RE: Alt-nets in trouble30 Aug 2025 11:47
@Aus3009
Nope, I’m not claiming to be right — and I can see why you might be confused with this one particular case, since it concerned a telecoms company with UK operations. NTL was legally incorporated in the United States, and the entire group filed for Chapter 11 protection in the US courts. The jurisdiction was America because the parent company itself was American.
Although the UK subsidiary was heavily leveraged and loss-making, the Chapter 11 application was fundamentally about the US parent drowning under Wall Street debt. In the late 1990s, NTL had raised billions through high-yield bonds and other instruments in New York, governed by US law. Its subsidiaries in the UK, Ireland, Germany, France, Switzerland, and elsewhere were effectively collateral damage in a group-wide restructuring.
Ofcom has since tightened the regulatory framework to the point where no UK broadband operator could realistically replicate NTL’s Delaware-parent, US. junk-bond, UK-subsidiary structure, and still hold critical network licences. In other words, the NTL episode is a historical quirk — interesting academically, but irrelevant to today’s altnet debate. None of the modern fibre altnets are incorporated in the US, so Chapter 11 is not available to them.

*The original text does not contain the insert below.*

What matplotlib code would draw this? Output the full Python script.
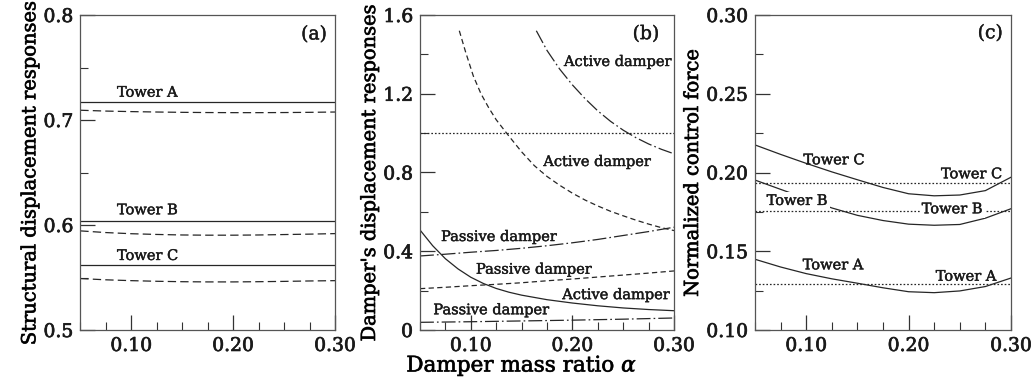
import matplotlib
matplotlib.use("Agg")
import matplotlib.pyplot as plt
import matplotlib.patheffects as pe
from matplotlib.ticker import MultipleLocator, FixedLocator, FuncFormatter

plt.rcParams['font.family'] = ['DejaVu Serif']
plt.rcParams['mathtext.fontset'] = 'dejavuserif'
plt.rcParams['lines.scale_dashes'] = False

# ---------------- data ----------------
alpha = [0.05, 0.075, 0.10, 0.125, 0.15, 0.175, 0.20, 0.225, 0.25, 0.275, 0.30]

# (a) structural displacement responses
a_towerA_active = [0.717] * 11
a_towerA_passive = [0.7093, 0.7085, 0.708, 0.7076, 0.7073, 0.7071, 0.707, 0.707, 0.7071, 0.7073, 0.7076]
a_towerB_active = [0.604] * 11
a_towerB_passive = [0.5944, 0.5928, 0.5917, 0.591, 0.5905, 0.5903, 0.5903, 0.5905, 0.5909, 0.5913, 0.5918]
a_towerC_active = [0.562] * 11
a_towerC_passive = [0.549, 0.5478, 0.547, 0.5464, 0.546, 0.5458, 0.5458, 0.546, 0.5463, 0.5467, 0.547]

# (b) damper's displacement responses
b_ref_level = [1.0] * 11
b_act1_alpha = [0.1645, 0.175, 0.1875, 0.20, 0.2125, 0.225, 0.2375, 0.25, 0.2625, 0.275, 0.2875, 0.30]
b_act1 = [1.52, 1.42, 1.325, 1.245, 1.175, 1.113, 1.06, 1.015, 0.977, 0.945, 0.918, 0.895]
b_act2_alpha = [0.0887, 0.095, 0.1025, 0.11, 0.1175, 0.125, 0.1375, 0.15, 0.1625, 0.175, 0.1875,
                0.20, 0.2125, 0.225, 0.2375, 0.25, 0.2625, 0.275, 0.2875, 0.30]
b_act2 = [1.52, 1.41, 1.29, 1.20, 1.13, 1.068, 0.985, 0.905, 0.835, 0.78, 0.735,
          0.695, 0.66, 0.63, 0.603, 0.58, 0.558, 0.538, 0.52, 0.505]
b_act3_alpha = [0.05, 0.0625, 0.075, 0.0875, 0.10, 0.1125, 0.125, 0.1375, 0.15, 0.175, 0.20, 0.225,
                0.25, 0.275, 0.30]
b_act3 = [0.508, 0.428, 0.362, 0.31, 0.268, 0.236, 0.211, 0.192, 0.177, 0.154, 0.137, 0.123,
          0.112, 0.104, 0.098]
b_pas1 = [0.376, 0.385, 0.395, 0.404, 0.415, 0.428, 0.443, 0.46, 0.48, 0.50, 0.522]
b_pas2 = [0.21, 0.217, 0.225, 0.232, 0.24, 0.25, 0.259, 0.269, 0.279, 0.289, 0.30]
b_pas3 = [0.039, 0.0405, 0.042, 0.044, 0.046, 0.048, 0.050, 0.0525, 0.055, 0.058, 0.061]

# (c) normalized control force
c_towerC_active = [0.2175, 0.2115, 0.2058, 0.2004, 0.1954, 0.1905, 0.1865, 0.1852, 0.1857, 0.1885, 0.197]
c_towerB_active = [0.1952, 0.1893, 0.1835, 0.1775, 0.1728, 0.1695, 0.1672, 0.1665, 0.1670, 0.171, 0.177]
c_towerA_active = [0.1449, 0.1400, 0.1358, 0.1325, 0.1297, 0.1268, 0.1243, 0.1237, 0.1248, 0.1276, 0.1330]
c_towerC_passive = [0.1935] * 11
c_towerB_passive = [0.1753] * 11
c_towerA_passive = [0.1294] * 11

xticks = [0.10, 0.20, 0.30]

# ---------------- styles ----------------
LC = '#262626'
LW = 0.9
solid = dict(color=LC, lw=LW, ls='-')
dash_a = dict(color=LC, lw=LW, ls=(0, (6, 3)))
dash_b = dict(color=LC, lw=LW, ls=(0, (3.8, 2.4)))
dashdot = dict(color=LC, lw=LW, ls=(0, (10, 2.2, 1.2, 2.2)))
dotted = dict(color=LC, lw=LW, ls=(0, (1.2, 1.4)))

TXT = '#1a1a1a'
HEAVY = [pe.withStroke(linewidth=0.5, foreground=TXT)]
TICK_FS = 13.5
LAB_FS = 14
XLAB_FS = 15.5
ANN_FS = 10.5
PANEL_FS = 13.5

fig = plt.figure(figsize=(10.33, 3.87), dpi=100)
W, H = 1033, 387
def add_ax(l, r):
    return fig.add_axes([l / W, 1 - 330 / H, (r - l) / W, 315 / H])

axa = add_ax(80.3, 335)
axb = add_ax(420, 674)
axc = add_ax(755, 1011)

for ax in (axa, axb, axc):
    ax.set_xlim(0.05, 0.30)
    ax.xaxis.set_major_locator(FixedLocator(xticks))
    ax.xaxis.set_minor_locator(MultipleLocator(0.025))
    ax.xaxis.set_major_formatter(FuncFormatter(lambda v, p: f"{v:.2f}"))
    ax.tick_params(which='both', direction='in', top=False, right=False, colors='#333333',
                   labelcolor=TXT, labelsize=TICK_FS)
    ax.tick_params(which='major', length=11, width=0.9, pad=5)
    ax.tick_params(which='minor', length=5.5, width=0.8)
    for s in ax.spines.values():
        s.set_color('#555555')
        s.set_linewidth(0.9)

def lab(ax, x, y, s, box=False, **kw):
    kw.setdefault('ha', 'left')
    kw.setdefault('va', 'baseline')
    t = ax.text(x, y, s, fontsize=kw.pop('fs', ANN_FS), color=TXT, **kw)
    t.set_path_effects([pe.withStroke(linewidth=0.3, foreground=TXT)])
    if box:
        t.set_bbox(dict(facecolor='white', edgecolor='none', pad=1.5))
    return t

# ---- (a) ----
axa.set_ylim(0.5, 0.8)
axa.yaxis.set_major_locator(MultipleLocator(0.1))
axa.yaxis.set_minor_locator(MultipleLocator(0.05))
axa.yaxis.set_major_formatter(FuncFormatter(lambda v, p: f"{v:.1f}"))
axa.plot(alpha, a_towerA_active, **solid)
axa.plot(alpha, a_towerA_passive, **dash_a)
axa.plot(alpha, a_towerB_active, **solid)
axa.plot(alpha, a_towerB_passive, **dash_a)
axa.plot(alpha, a_towerC_active, **solid)
axa.plot(alpha, a_towerC_passive, **dash_a)
lab(axa, 0.086, 0.7222, 'Tower A')
lab(axa, 0.086, 0.6102, 'Tower B')
lab(axa, 0.086, 0.5667, 'Tower C')
lab(axa, 0.292, 0.7815, '(a)', ha='right', va='center', fs=PANEL_FS)
axa.set_ylabel('Structural displacement responses', fontsize=LAB_FS, labelpad=3)

# ---- (b) ----
axb.set_ylim(0, 1.6)
axb.yaxis.set_major_locator(MultipleLocator(0.4))
axb.yaxis.set_minor_locator(MultipleLocator(0.2))
axb.yaxis.set_major_formatter(FuncFormatter(lambda v, p: '0' if abs(v) < 1e-9 else f"{v:.1f}"))
axb.plot(alpha, b_ref_level, **dotted)
axb.plot(b_act1_alpha, b_act1, **dashdot)
axb.plot(b_act2_alpha, b_act2, **dash_b)
axb.plot(b_act3_alpha, b_act3, **solid)
axb.plot(alpha, b_pas1, **dashdot)
axb.plot(alpha, b_pas2, **dash_b)
axb.plot(alpha, b_pas3, **dashdot)
lab(axb, 0.1917, 1.341, 'Active damper')
lab(axb, 0.1714, 0.833, 'Active damper', box=True)
lab(axb, 0.0707, 0.452, 'Passive damper')
lab(axb, 0.1051, 0.286, 'Passive damper')
lab(axb, 0.190, 0.157, 'Active damper')
lab(axb, 0.0631, 0.080, 'Passive damper')
lab(axb, 0.2856, 1.503, '(b)', ha='right', va='center', fs=PANEL_FS)
axb.set_ylabel("Damper's displacement responses", fontsize=LAB_FS, labelpad=3)
axb.set_xlabel(r'Damper mass ratio $\alpha$', fontsize=XLAB_FS)
axb.xaxis.label.set_verticalalignment('baseline')
axb.xaxis.set_label_coords(0.40, -0.132)

# ---- (c) ----
axc.set_ylim(0.10, 0.30)
axc.yaxis.set_major_locator(MultipleLocator(0.05))
axc.yaxis.set_minor_locator(MultipleLocator(0.025))
axc.yaxis.set_major_formatter(FuncFormatter(lambda v, p: f"{v:.2f}"))
axc.plot(alpha, c_towerC_active, **solid)
axc.plot(alpha, c_towerB_active, **solid)
axc.plot(alpha, c_towerA_active, **solid)
axc.plot(alpha, c_towerC_passive, **dotted)
axc.plot(alpha, c_towerB_passive, **dotted)
axc.plot(alpha, c_towerA_passive, **dotted)
lab(axc, 0.0972, 0.2052, 'Tower C')
lab(axc, 0.2316, 0.1963, 'Tower C')
lab(axc, 0.0614, 0.1794, 'Tower B', box=True)
lab(axc, 0.2128, 0.1741, 'Tower B', box=True)
lab(axc, 0.0966, 0.1385, 'Tower A')
lab(axc, 0.2265, 0.1313, 'Tower A')
lab(axc, 0.292, 0.2884, '(c)', ha='right', va='center', fs=PANEL_FS)
axc.set_ylabel('Normalized control force', fontsize=LAB_FS, labelpad=3)

for ax in (axa, axb, axc):
    for t in ax.get_xticklabels() + ax.get_yticklabels():
        t.set_path_effects(HEAVY)
    ax.yaxis.label.set_path_effects(HEAVY)
    ax.xaxis.label.set_path_effects(HEAVY)

fig.savefig('out.png', dpi=100)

If one of them gets into serious trouble, the path is the UK system - first, negotiation with lenders over write-offs or restructurings, and if that fails, Administration. In substance, Administration isn’t so different from Chapter 11 — the goal is the same, to protect the business while debts are restructured and creditors take a haircut. The main difference is that Chapter 11 offers a more formalised and court-supervised process, often with more time to complete the restructuring.